God may have had lots of reasons for asking Abraham to sacrifice his son, but the one reason we know about for certain is stated up front: “Some time later God tested Abraham.” This theme of “testing” surfaces throughout the Old Testament story and continues into the New Testament. Jesus is tested in the wilderness (the word “temptation” can also be translated “test”). Some contemporary versions of the Lord’s Prayer use the words “Save us from the time of trial” instead of “Lead us not into temptation.” In the garden of Gethsemane Jesus said to the disciples, “Watch and pray so that you will not fail the test.” In a sermon I preached several years ago I suggested that that Satan’s “temptation” is often God’s “test” and our “trial.”
So what is God testing?
A good case could be made for God’s testing Abraham’s obedience, and that’s certainly part of it. But the quality of Abraham’s relationship with God that’s been highlighted so far is his faith. Remember, “Abraham believed God, and it was credited to him as righteousness.” Faith for Abraham meant believing God’s Word before it meant obeying God’s Word. Abraham believed God when God said he would make a great nation of Abraham’s offspring. That’s why he obeyed God when God said, “Now go.” Abraham believed God when God said that God would give him a son. That’s why he answered, “What do I need to know? What can you tell me?” Faith is the reason Abraham can push God, bargain with God (the Sodom and Gomorrah story that didn’t make it into the “essential 100″) and, yes, obey God. Not just faith as “believing in” but faith as “trusting in.” Abraham has learned to trust God. He’s still learning to trust God. The only way our trust in God can grow is if it’s tested, especially by circumstances (or commands) that appear to contradict everything we believe about God.
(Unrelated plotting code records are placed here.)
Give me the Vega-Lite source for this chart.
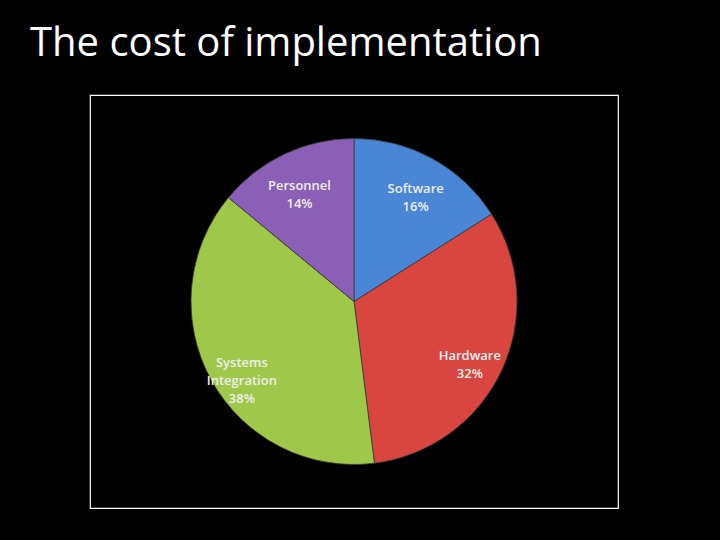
{
  "$schema": "https://vega.github.io/schema/vega-lite/v6.json",
  "background": "#000000",
  "autosize": "none",
  "padding": {"left": 90, "top": 95, "right": 102, "bottom": 32},
  "width": 528,
  "height": 413,
  "view": {"stroke": "#ffffff", "strokeWidth": 1.2},
  "title": {
    "text": "The cost of implementation",
    "anchor": "start",
    "frame": "group",
    "dx": -60,
    "offset": -1,
    "baseline": "alphabetic",
    "font": "Open Sans",
    "fontSize": 40,
    "fontWeight": "normal",
    "color": "#ffffff"
  },
  "data": {
    "values": [
      {"category": "Software", "value": 16, "order": 1, "label": "Software\n16%"},
      {"category": "Hardware", "value": 32, "order": 2, "label": "Hardware\n32%"},
      {"category": "Systems Integration", "value": 38, "order": 3, "label": "Systems\nIntegration\n38%"},
      {"category": "Personnel", "value": 14, "order": 4, "label": "Personnel\n14%"}
    ]
  },
  "encoding": {
    "theta": {"field": "value", "type": "quantitative", "stack": true},
    "order": {"field": "order", "type": "quantitative"}
  },
  "layer": [
    {
      "mark": {"type": "arc", "outerRadius": 163, "stroke": "#3a3a3a", "strokeWidth": 0.8},
      "encoding": {
        "color": {
          "field": "category",
          "type": "nominal",
          "scale": {
            "domain": ["Software", "Hardware", "Systems Integration", "Personnel"],
            "range": ["#4a86d6", "#d9463f", "#9fc84a", "#8a5fb5"]
          },
          "legend": null
        }
      }
    },
    {
      "mark": {
        "type": "text",
        "radius": 128,
        "lineBreak": "\n",
        "font": "Open Sans",
        "fontSize": 13,
        "fontWeight": 600,
        "lineHeight": 18,
        "color": "#eeeeee",
        "align": "center",
        "baseline": "middle"
      },
      "encoding": {
        "text": {"field": "label", "type": "nominal"}
      }
    }
  ]
}
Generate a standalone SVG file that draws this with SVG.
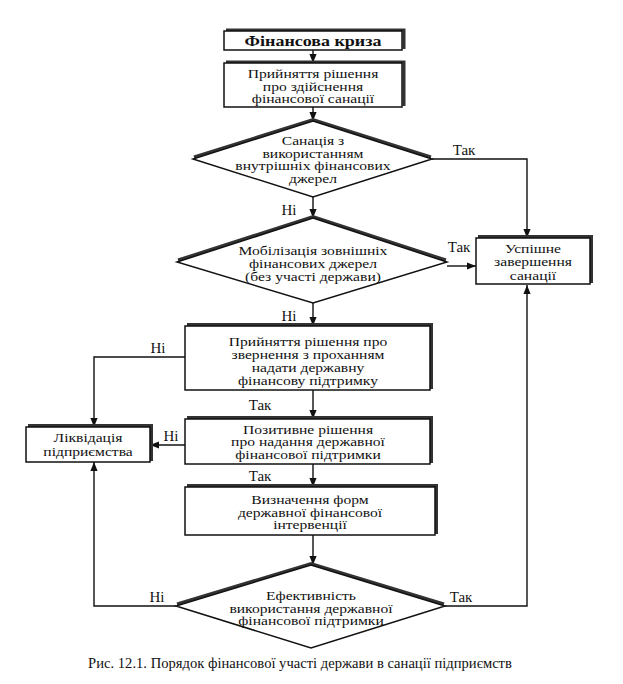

So God tests Abraham. But I think Abraham is also testing God. The more I meditate on this story, the more I’m convinced that there is no way Abraham obeys God unless he is sure, or pretty sure, that this thing is all going to turn out alright. He may not know what “alright” means. Hope never does. But Abraham has to believe that God is still a God who keeps his Word, or Abraham doesn’t step out the door. Abraham doesn’t saddle his donkey. Abraham packs up and goes back to Haran or Ur or wherever his clan is living right now. That’s what I think.
Abraham doesn’t just believe God, he trusts God, so he does what God says, even though it doesn’t make any sense. With God there is always a way. The writer to the Hebrews seems to have the same take on this story:
By faith Abraham, when God tested him, offered Isaac as a sacrifice. He who had received the promises was about to sacrifice his one and only son, even though God had said to him, “It is through Isaac that your offspring will be reckoned.” Abraham reasoned that God could raise the dead, and figuratively speaking, he did receive Isaac back from death.
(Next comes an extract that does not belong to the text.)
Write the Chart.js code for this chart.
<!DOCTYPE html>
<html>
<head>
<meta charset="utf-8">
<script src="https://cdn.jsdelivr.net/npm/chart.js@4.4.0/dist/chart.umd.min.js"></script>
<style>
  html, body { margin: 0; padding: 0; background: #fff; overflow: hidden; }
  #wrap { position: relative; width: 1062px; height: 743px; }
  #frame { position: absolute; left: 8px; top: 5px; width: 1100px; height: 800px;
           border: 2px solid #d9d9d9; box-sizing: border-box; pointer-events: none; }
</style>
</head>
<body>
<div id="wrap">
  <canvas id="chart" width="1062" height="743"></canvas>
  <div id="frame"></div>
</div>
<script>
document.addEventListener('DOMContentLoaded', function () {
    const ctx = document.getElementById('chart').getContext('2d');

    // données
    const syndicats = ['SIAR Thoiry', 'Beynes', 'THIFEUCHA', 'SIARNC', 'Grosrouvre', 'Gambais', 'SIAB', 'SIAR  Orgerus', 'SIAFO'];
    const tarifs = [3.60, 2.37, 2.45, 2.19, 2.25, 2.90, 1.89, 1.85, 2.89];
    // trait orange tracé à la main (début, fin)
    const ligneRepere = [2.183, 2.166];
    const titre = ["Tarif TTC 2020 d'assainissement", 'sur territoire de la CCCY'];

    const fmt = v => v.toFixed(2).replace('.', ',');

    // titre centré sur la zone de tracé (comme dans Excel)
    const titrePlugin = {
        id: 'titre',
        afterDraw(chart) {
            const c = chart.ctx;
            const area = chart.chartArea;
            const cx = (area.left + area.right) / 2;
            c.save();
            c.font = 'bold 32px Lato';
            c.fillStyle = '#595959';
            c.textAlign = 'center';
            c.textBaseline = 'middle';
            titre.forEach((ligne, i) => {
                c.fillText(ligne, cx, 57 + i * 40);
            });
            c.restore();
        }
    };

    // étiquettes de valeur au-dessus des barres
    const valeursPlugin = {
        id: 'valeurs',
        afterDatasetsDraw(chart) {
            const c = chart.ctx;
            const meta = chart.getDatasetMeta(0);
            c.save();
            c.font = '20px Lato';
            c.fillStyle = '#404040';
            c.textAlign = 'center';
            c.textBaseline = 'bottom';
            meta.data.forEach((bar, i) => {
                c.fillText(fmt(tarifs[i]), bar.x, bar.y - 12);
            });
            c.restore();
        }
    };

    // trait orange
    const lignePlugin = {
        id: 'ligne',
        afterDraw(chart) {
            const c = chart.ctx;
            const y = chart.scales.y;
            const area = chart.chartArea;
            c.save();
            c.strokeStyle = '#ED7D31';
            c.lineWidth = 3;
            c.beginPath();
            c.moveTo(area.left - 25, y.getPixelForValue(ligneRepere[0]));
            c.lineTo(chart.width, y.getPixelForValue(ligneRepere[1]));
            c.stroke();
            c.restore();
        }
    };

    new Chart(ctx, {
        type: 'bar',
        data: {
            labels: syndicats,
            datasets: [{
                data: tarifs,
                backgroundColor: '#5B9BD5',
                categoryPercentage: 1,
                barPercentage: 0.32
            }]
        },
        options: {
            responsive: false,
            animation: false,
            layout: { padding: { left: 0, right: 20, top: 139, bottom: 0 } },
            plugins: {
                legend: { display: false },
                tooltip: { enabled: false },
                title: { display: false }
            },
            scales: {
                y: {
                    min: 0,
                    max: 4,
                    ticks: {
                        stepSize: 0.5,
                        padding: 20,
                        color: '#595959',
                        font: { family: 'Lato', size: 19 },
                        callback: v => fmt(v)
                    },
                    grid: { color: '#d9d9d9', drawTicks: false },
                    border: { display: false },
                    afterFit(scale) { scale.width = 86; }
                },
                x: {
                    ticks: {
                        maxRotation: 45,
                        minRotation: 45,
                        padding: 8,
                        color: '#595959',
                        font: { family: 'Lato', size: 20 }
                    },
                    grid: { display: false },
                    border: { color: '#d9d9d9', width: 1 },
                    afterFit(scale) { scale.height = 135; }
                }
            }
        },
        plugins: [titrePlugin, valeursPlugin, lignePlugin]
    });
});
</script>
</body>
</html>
So God is testing Abraham, and Abraham is testing God. It both adds to the tension and relieves the tension for me to imagine God and Abraham playing a game of chicken. They are going eye ball to eye ball (like Abraham’s grandson Jacob would do when he and God got into a wrestling match). Who is going to blink first? Who is going to steer away from the center of the road? Abraham decides to go for broke. Because if God lets him go through with this, if God allows his son to burn like any animal sacrifice, then life’s not worth living. There is no going back and only one way forward. So he steps on the pedal. With tears in his eyes and fire in his heart he raises the knife and whispers, “I dare you.”
And God flinches. God blinks. He screeches off the road and shouts (through an angel — is God is struggling to keep his composure?), “Abraham, Abraham!” “Here I am, Lord.” “Do not lay a hand on the boy! Do not do anything to him!”
Abraham passes his test. So does God.
The disciples didn’t. A Messiah dying on a cross made no sense to them. So finally, one of them betrayed him, their leader three times denied even knowing him, and all the others abandoned him. They flinched. They blinked. They jumped ship. They couldn’t see themselves going down with a lost cause.
I’m glad for this story too, because it says there is a place in the Kingdom of God for faith flunkies, even Christian leaders who’ve flunked faith. Even when we flunk the test, he doesn’t hold us back a grade. He tells Peter, “Now get out there and feed my sheep.” The disciple is promoted to apostle.
Faith that goes for broke. Eventually even those faith flunkies that failed Jesus learned to live that kind of faith. Of course, the resurrection helped. You and I, we have all this “knowing” provided by the stories, images and words of the Word of God to nourish and strengthen our faith — even, surprisingly, the words and pictures of this story. It is a knowing that can happen in the midst of a lot of unknowing. It is a ”faith [that] is…sure of what we hope for and certain of what we do not see” (Hebrews 11:1).
But faith isn’t complete until it goes for broke. There is a knowing that we can’t know until we’re on the other side of going for broke. Reason can’t get us there. Sorting through the evidence won’t get us there. Not even reading the Bible will get us there. Only going for broke will. Anyway, what is there to lose, really? It’s like that young missionary Jim Elliot wrote a few weeks before he was killed: “He is no fool who gives what he cannot keep to gain what he cannot lose.”
January 8, 2009 at 9:24 am
In yesterday’s blog there was one line about faith that was beautiful. It went right to my heart and I don’t think I’ve ever heard anything quite like it before. It read, “Faith in God and what He is doing in our lives and in the world makes love so much more possible.” When I reflect on that statement while reading today’s story about Abraham and his son Isaac, I am more in awe of God than ever before. I may not understand it all or get it right even half the time or have as much faith in Him all the time as I should, but now that I know in my heart that this faith is connected to love, somehow it all makes me feel closer to God. I can scarcely take it in.